What is needed: Repeat each line of the material below exactly as it appears, minus any pictures.

Material:
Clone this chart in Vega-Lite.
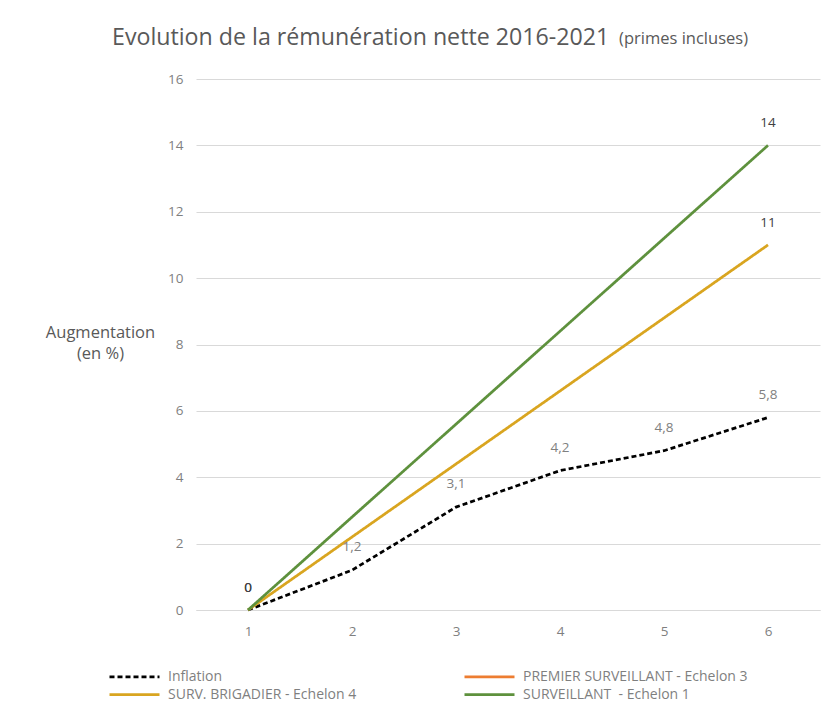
{
  "$schema": "https://vega.github.io/schema/vega-lite/v6.json",
  "autosize": {"type": "none"},
  "padding": {"left": 196, "top": 79, "right": 11, "bottom": 117},
  "width": 624,
  "height": 531,
  "background": "white",
  "title": {
    "text": "Evolution de la rémunération nette 2016-2021",
    "anchor": "start",
    "frame": "group",
    "dx": -84,
    "offset": -37,
    "baseline": "alphabetic",
    "fontSize": 23.2,
    "fontWeight": "normal",
    "color": "#595959"
  },
  "data": {
    "values": [
      {"serie": "Inflation", "x": 1, "y": 0},
      {"serie": "Inflation", "x": 2, "y": 1.2},
      {"serie": "Inflation", "x": 3, "y": 3.1},
      {"serie": "Inflation", "x": 4, "y": 4.2},
      {"serie": "Inflation", "x": 5, "y": 4.8},
      {"serie": "Inflation", "x": 6, "y": 5.8},
      {"serie": "SURV. BRIGADIER - Echelon 4", "x": 1, "y": 0},
      {"serie": "SURV. BRIGADIER - Echelon 4", "x": 6, "y": 11},
      {"serie": "SURVEILLANT\u00a0 - Echelon 1", "x": 1, "y": 0},
      {"serie": "SURVEILLANT\u00a0 - Echelon 1", "x": 6, "y": 14}
    ]
  },
  "encoding": {
    "x": {
      "field": "x",
      "type": "ordinal",
      "title": null,
      "axis": {
        "labelAngle": 0,
        "ticks": false,
        "domainColor": "#d9d9d9",
        "labelPadding": 14
      }
    },
    "y": {
      "field": "y",
      "type": "quantitative",
      "scale": {"domain": [0, 16]},
      "title": ["Augmentation", "(en %)"],
      "axis": {
        "values": [0, 2, 4, 6, 8, 10, 12, 14, 16],
        "domain": false,
        "ticks": false,
        "labelPadding": 13,
        "titleAngle": 0,
        "titleAlign": "center",
        "titleBaseline": "top",
        "titleX": -96,
        "titleY": 245,
        "titleFontSize": 16.5,
        "titleFontWeight": "normal",
        "titleLineHeight": 21,
        "titleColor": "#595959"
      }
    }
  },
  "layer": [
    {
      "mark": {"type": "line", "strokeWidth": 2.75},
      "encoding": {
        "color": {
          "field": "serie",
          "type": "nominal",
          "title": null,
          "scale": {
            "domain": ["Inflation", "PREMIER SURVEILLANT - Echelon 3", "SURV. BRIGADIER - Echelon 4", "SURVEILLANT\u00a0 - Echelon 1"],
            "range": ["#000000", "#ED7D31", "#D9A520", "#5E913D"]
          }
        },
        "strokeDash": {
          "field": "serie",
          "type": "nominal",
          "title": null,
          "scale": {
            "domain": ["Inflation", "PREMIER SURVEILLANT - Echelon 3", "SURV. BRIGADIER - Echelon 4", "SURVEILLANT\u00a0 - Echelon 1"],
            "range": [[5, 3], [1, 0], [1, 0], [1, 0]]
          }
        }
      }
    },
    {
      "transform": [{"filter": "datum.serie == 'Inflation' && datum.x > 1"}],
      "mark": {"type": "text", "dy": -23, "fontSize": 13.5, "color": "#808080"},
      "encoding": {
        "text": {"field": "y", "type": "quantitative", "format": ".1~f"}
      }
    },
    {
      "transform": [{"filter": "datum.serie != 'Inflation'"}],
      "mark": {"type": "text", "dy": -22, "fontSize": 13.5, "color": "#404040"},
      "encoding": {
        "text": {"field": "y", "type": "quantitative", "format": ".1~f"}
      }
    },
    {
      "transform": [{"filter": "datum.serie == 'Inflation' && datum.x == 6"}],
      "mark": {
        "type": "text",
        "align": "right",
        "baseline": "alphabetic",
        "dx": -20,
        "dy": -35,
        "fontSize": 16.5,
        "color": "#595959"
      },
      "encoding": {
        "x": {"datum": 6, "type": "ordinal"},
        "y": {"datum": 16, "type": "quantitative"},
        "text": {"value": "(primes incluses)"}
      }
    }
  ],
  "config": {
    "font": "Open Sans",
    "view": {"stroke": null},
    "locale": {
      "number": {"decimal": ",", "thousands": "\u00a0", "grouping": [3], "currency": ["", "\u00a0€"]}
    },
    "axis": {
      "labelFontSize": 13.5,
      "labelColor": "#7f7f7f",
      "gridColor": "#d9d9d9",
      "gridWidth": 1
    },
    "axisX": {"grid": false},
    "legend": {
      "orient": "none",
      "legendX": -88,
      "legendY": 588,
      "direction": "horizontal",
      "columns": 2,
      "columnPadding": 102,
      "rowPadding": 1,
      "symbolType": "M-1,0H5.25",
      "symbolSize": 256,
      "symbolStrokeWidth": 2.75,
      "labelFontSize": 14,
      "labelColor": "#7f7f7f",
      "labelOffset": 41,
      "labelLimit": 300
    }
  }
}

Exercise answer:
Clone this chart in Vega-Lite.
{
  "$schema": "https://vega.github.io/schema/vega-lite/v6.json",
  "autosize": {"type": "none"},
  "padding": {"left": 196, "top": 79, "right": 11, "bottom": 117},
  "width": 624,
  "height": 531,
  "background": "white",
  "title": {
    "text": "Evolution de la rémunération nette 2016-2021",
    "anchor": "start",
    "frame": "group",
    "dx": -84,
    "offset": -37,
    "baseline": "alphabetic",
    "fontSize": 23.2,
    "fontWeight": "normal",
    "color": "#595959"
  },
  "data": {
    "values": [
      {"serie": "Inflation", "x": 1, "y": 0},
      {"serie": "Inflation", "x": 2, "y": 1.2},
      {"serie": "Inflation", "x": 3, "y": 3.1},
      {"serie": "Inflation", "x": 4, "y": 4.2},
      {"serie": "Inflation", "x": 5, "y": 4.8},
      {"serie": "Inflation", "x": 6, "y": 5.8},
      {"serie": "SURV. BRIGADIER - Echelon 4", "x": 1, "y": 0},
      {"serie": "SURV. BRIGADIER - Echelon 4", "x": 6, "y": 11},
      {"serie": "SURVEILLANT\u00a0 - Echelon 1", "x": 1, "y": 0},
      {"serie": "SURVEILLANT\u00a0 - Echelon 1", "x": 6, "y": 14}
    ]
  },
  "encoding": {
    "x": {
      "field": "x",
      "type": "ordinal",
      "title": null,
      "axis": {
        "labelAngle": 0,
        "ticks": false,
        "domainColor": "#d9d9d9",
        "labelPadding": 14
      }
    },
    "y": {
      "field": "y",
      "type": "quantitative",
      "scale": {"domain": [0, 16]},
      "title": ["Augmentation", "(en %)"],
      "axis": {
        "values": [0, 2, 4, 6, 8, 10, 12, 14, 16],
        "domain": false,
        "ticks": false,
        "labelPadding": 13,
        "titleAngle": 0,
        "titleAlign": "center",
        "titleBaseline": "top",
        "titleX": -96,
        "titleY": 245,
        "titleFontSize": 16.5,
        "titleFontWeight": "normal",
        "titleLineHeight": 21,
        "titleColor": "#595959"
      }
    }
  },
  "layer": [
    {
      "mark": {"type": "line", "strokeWidth": 2.75},
      "encoding": {
        "color": {
          "field": "serie",
          "type": "nominal",
          "title": null,
          "scale": {
            "domain": ["Inflation", "PREMIER SURVEILLANT - Echelon 3", "SURV. BRIGADIER - Echelon 4", "SURVEILLANT\u00a0 - Echelon 1"],
            "range": ["#000000", "#ED7D31", "#D9A520", "#5E913D"]
          }
        },
        "strokeDash": {
          "field": "serie",
          "type": "nominal",
          "title": null,
          "scale": {
            "domain": ["Inflation", "PREMIER SURVEILLANT - Echelon 3", "SURV. BRIGADIER - Echelon 4", "SURVEILLANT\u00a0 - Echelon 1"],
            "range": [[5, 3], [1, 0], [1, 0], [1, 0]]
          }
        }
      }
    },
    {
      "transform": [{"filter": "datum.serie == 'Inflation' && datum.x > 1"}],
      "mark": {"type": "text", "dy": -23, "fontSize": 13.5, "color": "#808080"},
      "encoding": {
        "text": {"field": "y", "type": "quantitative", "format": ".1~f"}
      }
    },
    {
      "transform": [{"filter": "datum.serie != 'Inflation'"}],
      "mark": {"type": "text", "dy": -22, "fontSize": 13.5, "color": "#404040"},
      "encoding": {
        "text": {"field": "y", "type": "quantitative", "format": ".1~f"}
      }
    },
    {
      "transform": [{"filter": "datum.serie == 'Inflation' && datum.x == 6"}],
      "mark": {
        "type": "text",
        "align": "right",
        "baseline": "alphabetic",
        "dx": -20,
        "dy": -35,
        "fontSize": 16.5,
        "color": "#595959"
      },
      "encoding": {
        "x": {"datum": 6, "type": "ordinal"},
        "y": {"datum": 16, "type": "quantitative"},
        "text": {"value": "(primes incluses)"}
      }
    }
  ],
  "config": {
    "font": "Open Sans",
    "view": {"stroke": null},
    "locale": {
      "number": {"decimal": ",", "thousands": "\u00a0", "grouping": [3], "currency": ["", "\u00a0€"]}
    },
    "axis": {
      "labelFontSize": 13.5,
      "labelColor": "#7f7f7f",
      "gridColor": "#d9d9d9",
      "gridWidth": 1
    },
    "axisX": {"grid": false},
    "legend": {
      "orient": "none",
      "legendX": -88,
      "legendY": 588,
      "direction": "horizontal",
      "columns": 2,
      "columnPadding": 102,
      "rowPadding": 1,
      "symbolType": "M-1,0H5.25",
      "symbolSize": 256,
      "symbolStrokeWidth": 2.75,
      "labelFontSize": 14,
      "labelColor": "#7f7f7f",
      "labelOffset": 41,
      "labelLimit": 300
    }
  }
}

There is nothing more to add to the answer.